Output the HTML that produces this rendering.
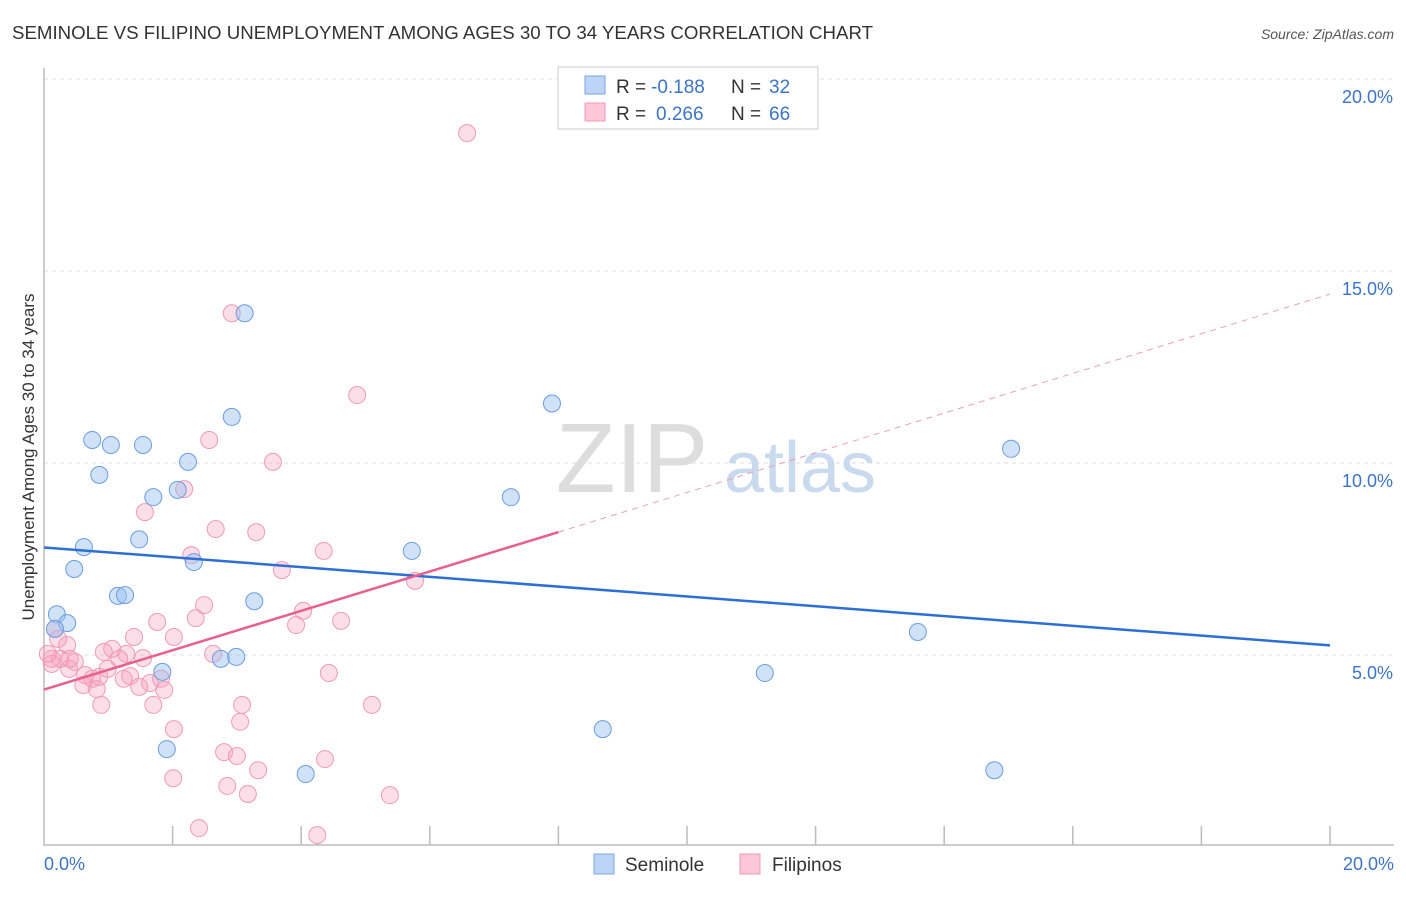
<!DOCTYPE html>
<html><head><meta charset="utf-8"><style>
body{margin:0;background:#fff;font-family:"Liberation Sans",sans-serif;}
svg text{font-family:"Liberation Sans",sans-serif;}
</style></head><body>
<svg width="1406" height="892" xmlns="http://www.w3.org/2000/svg">
<text x="12" y="39" font-size="18.8" fill="#333" textLength="861" lengthAdjust="spacingAndGlyphs">SEMINOLE VS FILIPINO UNEMPLOYMENT AMONG AGES 30 TO 34 YEARS CORRELATION CHART</text>
<text x="1394" y="39" font-size="14" fill="#555" font-style="italic" text-anchor="end">Source: ZipAtlas.com</text>
<g id="grid"></g>
<text x="632" y="492" font-size="98" fill="#ddd" font-family="Liberation Serif" text-anchor="middle">ZIP</text>
<text x="800" y="492" font-size="72" fill="#c9d9ee" text-anchor="middle">atlas</text>
<g id="points"></g>
<g id="trends"></g>
<text transform="translate(34,457) rotate(-90)" font-size="17" fill="#333" text-anchor="middle">Unemployment Among Ages 30 to 34 years</text>
<text x="44" y="870" font-size="18" fill="#3d74c7">0.0%</text>
<text x="1394" y="870" font-size="18" fill="#3d74c7" text-anchor="end">20.0%</text>
<g>
<rect x="558" y="67" width="260" height="62" fill="#fff" stroke="#ccc"/>
<rect x="585" y="76" width="20" height="18" fill="#bcd4f5" stroke="#7aa6e0"/>
<rect x="585" y="103" width="20" height="18" fill="#fcc8d8" stroke="#f098b6"/>
<text x="616" y="93" font-size="19" fill="#333">R =</text>
<text x="651" y="93" font-size="19" fill="#3d74c7">-0.188</text>
<text x="731" y="93" font-size="19" fill="#333">N =</text>
<text x="769" y="93" font-size="19" fill="#3d74c7">32</text>
<text x="616" y="120" font-size="19" fill="#333">R =</text>
<text x="656" y="120" font-size="19" fill="#3d74c7">0.266</text>
<text x="731" y="120" font-size="19" fill="#333">N =</text>
<text x="769" y="120" font-size="19" fill="#3d74c7">66</text>
</g>
<g>
<rect x="594" y="854" width="20" height="20" fill="#bcd4f5" stroke="#7aa6e0"/>
<text x="625" y="871" font-size="19" fill="#333">Seminole</text>
<rect x="740" y="854" width="20" height="20" fill="#fcc8d8" stroke="#f098b6"/>
<text x="772" y="871" font-size="19" fill="#333">Filipinos</text>
</g>
</svg>
<script>
const yTicks=[5,10,15,20];
const yTickLabels=["5.0%","10.0%","15.0%","20.0%"];
const seminoleX=[3.12,2.92,7.9,0.75,1.04,1.54,2.24,0.86,1.7,2.08,7.26,15.04,1.48,0.62,0.47,2.33,5.72,1.15,1.26,3.27,0.2,0.36,0.17,13.59,2.75,2.99,1.84,11.21,8.69,1.91,4.07,14.78];
const seminoleY=[13.9,11.2,11.55,10.6,10.47,10.47,10.03,9.69,9.11,9.3,9.11,10.37,8.01,7.81,7.24,7.42,7.71,6.54,6.56,6.4,6.06,5.83,5.68,5.6,4.9,4.95,4.56,4.53,3.07,2.55,1.9,2.0];
const filipinoX=[6.58,2.92,4.87,2.57,3.56,2.18,1.57,2.67,3.3,2.29,4.35,3.7,5.77,4.03,2.49,1.76,2.36,4.62,3.92,2.02,1.4,0.17,0.36,1.06,1.28,0.93,1.54,2.63,0.48,0.25,0.12,1.17,0.39,0.64,0.99,0.86,0.75,0.61,0.82,1.24,1.34,1.65,1.82,1.48,1.87,0.89,1.7,3.08,4.43,5.1,2.02,3.05,2.01,2.8,3.0,2.85,3.33,4.37,3.17,5.38,2.41,4.25,0.12,0.06,0.22,0.4];
const filipinoY=[18.59,13.9,11.77,10.6,10.03,9.32,8.72,8.28,8.2,7.6,7.71,7.21,6.93,6.15,6.3,5.86,5.96,5.89,5.78,5.47,5.47,5.68,5.26,5.16,5.03,5.08,4.92,5.03,4.82,4.9,4.77,4.9,4.64,4.48,4.64,4.43,4.38,4.22,4.11,4.38,4.45,4.27,4.38,4.17,4.09,3.7,3.7,3.7,4.53,3.7,3.07,3.26,1.79,2.47,2.37,1.59,2.0,2.29,1.38,1.35,0.49,0.31,4.9,5.03,5.42,4.9];
const semTrend=[7.8,5.25];
const filTrend=[4.1,8.2,14.4];
const X0=44,X1=1330,Y0=847,PXY=38.4;
const sx=v=>X0+v/20*(X1-X0);
const sy=v=>Y0-v*PXY;
const NS="http://www.w3.org/2000/svg";
function mk(t,a,p){const e=document.createElementNS(NS,t);for(const k in a)e.setAttribute(k,a[k]);p.appendChild(e);return e;}
const grid=document.getElementById('grid');
yTicks.forEach((t,i)=>{
 const l=mk('line',{x1:44,x2:1394,y1:sy(t),y2:sy(t),stroke:'#ddd','stroke-dasharray':'4,4'},grid);
 
 
 const tx=mk('text',{x:1393,y:sy(t)+24,'font-size':18,fill:'#3d74c7','text-anchor':'end'},grid);
 tx.textContent=yTickLabels[i];
 
 
});
const ax=mk('path',{d:'M44 68 V845 H1394',fill:'none',stroke:'#bbb','stroke-width':1.5},grid);


for(let i=1;i<=10;i++){const x=sx(i*2);const t=mk('line',{x1:x,x2:x,y1:826,y2:845,stroke:'#bbb','stroke-width':1.5},grid);
 
 }
const pts=document.getElementById('points');
filipinoX.forEach((v,i)=>{const c=mk('circle',{cx:sx(v),cy:sy(filipinoY[i]),r:8.5,fill:'rgba(247,160,190,0.35)',stroke:'#f09ab8','stroke-width':1},pts);
 
 });
seminoleX.forEach((v,i)=>{const c=mk('circle',{cx:sx(v),cy:sy(seminoleY[i]),r:8.5,fill:'rgba(150,190,240,0.45)',stroke:'#6a9de0','stroke-width':1},pts);
 
 });
const tr=document.getElementById('trends');
let l=mk('line',{x1:sx(0),y1:sy(semTrend[0]),x2:sx(20),y2:sy(semTrend[1]),stroke:'#2d6fd4','stroke-width':2.5},tr);


l=mk('line',{x1:sx(0),y1:sy(filTrend[0]),x2:sx(8),y2:sy(filTrend[1]),stroke:'#e8608e','stroke-width':2.5},tr);


l=mk('line',{x1:sx(8),y1:sy(filTrend[1]),x2:sx(20),y2:sy(filTrend[2]),stroke:'#e8a0b8','stroke-width':1,'stroke-dasharray':'6,5'},tr);


</script>
</body></html>
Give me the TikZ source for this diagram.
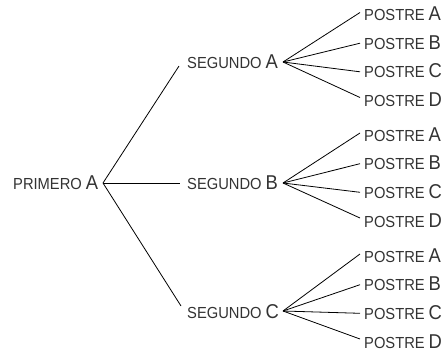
\documentclass[tikz,border=0pt]{standalone}
\usepackage{fontspec}
\setmainfont{Liberation Sans}[FakeStretch=0.92]
\definecolor{txt}{HTML}{333333}
\newcommand\lblx[2]{{\fontsize{16}{17}\selectfont #1}\hspace{4pt}{\fontsize{20}{21}\selectfont #2}}
\begin{document}
\begin{tikzpicture}[x=1pt,y=-1pt,
  lab/.style={anchor=base west, inner sep=0pt, text=txt},
  conn/.style={line width=0.8pt, black}]
\useasboundingbox (0,0) rectangle (445,362);
% first level
\node[lab] (p) at (13,189) {\lblx{PRIMERO}{A}};
\coordinate (pf) at (103,183);
% second level
\node[lab] (sa) at (187,68) {\lblx{SEGUNDO}{A}};
\node[lab] (sb) at (187,189) {\lblx{SEGUNDO}{B}};
\node[lab] (sc) at (187,318) {\lblx{SEGUNDO}{C}};
\coordinate (sain) at (179,66);
\coordinate (sbin) at (180,183);
\coordinate (scin) at (181,306);
\draw[conn] (pf) -- (sain);
\draw[conn] (pf) -- (sbin);
\draw[conn] (pf) -- (scin);
% fans
\coordinate (saf) at (283,62);
\coordinate (sbf) at (283,183);
\coordinate (scf) at (283,311);
% third level
\foreach \g/\c in {a/14.5,b/135,c/256}{
  \foreach \r/\o/\e in {A/0/-2,B/28.7/0,C/57.3/0,D/86/-3}{
    \node[lab] (t\g\r) at (364,\c+\o+6) {\lblx{POSTRE}{\r}};
    \coordinate (t\g\r in) at (360,\c+\o+\e);
    \draw[conn] (s\g f) -- (t\g\r in);
  }
}
\end{tikzpicture}
\end{document}
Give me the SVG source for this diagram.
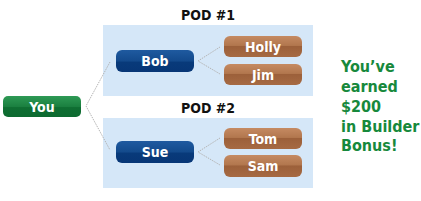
<svg xmlns="http://www.w3.org/2000/svg" width="421" height="201" viewBox="0 0 421 201">
<defs>
<linearGradient id="gGreen" x1="0" y1="0" x2="0" y2="1">
<stop offset="0" stop-color="#2e9a55"/><stop offset="0.5" stop-color="#1b8040"/><stop offset="0.55" stop-color="#0f6e32"/><stop offset="1" stop-color="#0d6a30"/>
</linearGradient>
<linearGradient id="gBlue" x1="0" y1="0" x2="0" y2="1">
<stop offset="0" stop-color="#1f5aa0"/><stop offset="0.5" stop-color="#134a8c"/><stop offset="0.55" stop-color="#083a7a"/><stop offset="1" stop-color="#073676"/>
</linearGradient>
<linearGradient id="gBrown" x1="0" y1="0" x2="0" y2="1">
<stop offset="0" stop-color="#c58a62"/><stop offset="0.45" stop-color="#b2774e"/><stop offset="0.5" stop-color="#9c603a"/><stop offset="1" stop-color="#a66a43"/>
</linearGradient>
<style>
.pod{fill:#d5e7f8}
.lbl{font-family:"DejaVu Sans Condensed","Liberation Sans",sans-serif;font-weight:bold;font-size:14px;fill:#111;text-anchor:middle}
.nt{font-family:"DejaVu Sans Condensed","Liberation Sans",sans-serif;font-weight:bold;font-size:14px;fill:#fff;text-anchor:middle}
.con{stroke:#b4b4b4;stroke-width:1;stroke-dasharray:1.5 1;fill:none}
.bonus{font-family:"DejaVu Sans Condensed","Liberation Sans",sans-serif;font-weight:bold;font-size:16px;fill:#17893c}
</style>
</defs>
<rect width="421" height="201" fill="#fff"/>
<g id="pod1">
<rect class="pod" x="103" y="25" width="210" height="71"/>
<text class="lbl" x="208" y="20">POD #1</text>
</g>
<g id="pod2">
<rect class="pod" x="103" y="118" width="210" height="70"/>
<text class="lbl" x="208" y="113">POD #2</text>
</g>
<g id="connectors">
<polyline class="con" points="110,62 86,106 110,150"/>
<polyline class="con" points="220,47 198,61 220,74"/>
<polyline class="con" points="220,138 198,152 220,165"/>
</g>
<g id="you">
<rect x="3" y="96" width="78" height="21" rx="5" fill="url(#gGreen)"/>
<text class="nt" x="42" y="111.5">You</text>
</g>
<g id="bob">
<rect x="116" y="50" width="78" height="22" rx="6" fill="url(#gBlue)"/>
<text class="nt" x="155" y="66">Bob</text>
</g>
<g id="holly">
<rect x="224" y="36" width="78" height="21" rx="6" fill="url(#gBrown)"/>
<text class="nt" x="263" y="51.5">Holly</text>
</g>
<g id="jim">
<rect x="224" y="64" width="78" height="21" rx="6" fill="url(#gBrown)"/>
<text class="nt" x="263" y="79.5">Jim</text>
</g>
<g id="sue">
<rect x="116" y="141" width="78" height="22" rx="6" fill="url(#gBlue)"/>
<text class="nt" x="155" y="157">Sue</text>
</g>
<g id="tom">
<rect x="224" y="128" width="78" height="21" rx="6" fill="url(#gBrown)"/>
<text class="nt" x="263" y="143.5">Tom</text>
</g>
<g id="sam">
<rect x="224" y="155" width="78" height="22" rx="6" fill="url(#gBrown)"/>
<text class="nt" x="263" y="171">Sam</text>
</g>
<g id="bonus">
<text class="bonus" x="341" y="72">You’ve</text>
<text class="bonus" x="341" y="92">earned</text>
<text class="bonus" x="341" y="112">$200</text>
<text class="bonus" x="341" y="132">in Builder</text>
<text class="bonus" x="341" y="151">Bonus!</text>
</g>
</svg>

*-*-*

THE TASK: Read the entries above, then pull out the lines that include "diagram".

REPLY:
Give me the TikZ source for this diagram.
Give me the SVG source for this diagram.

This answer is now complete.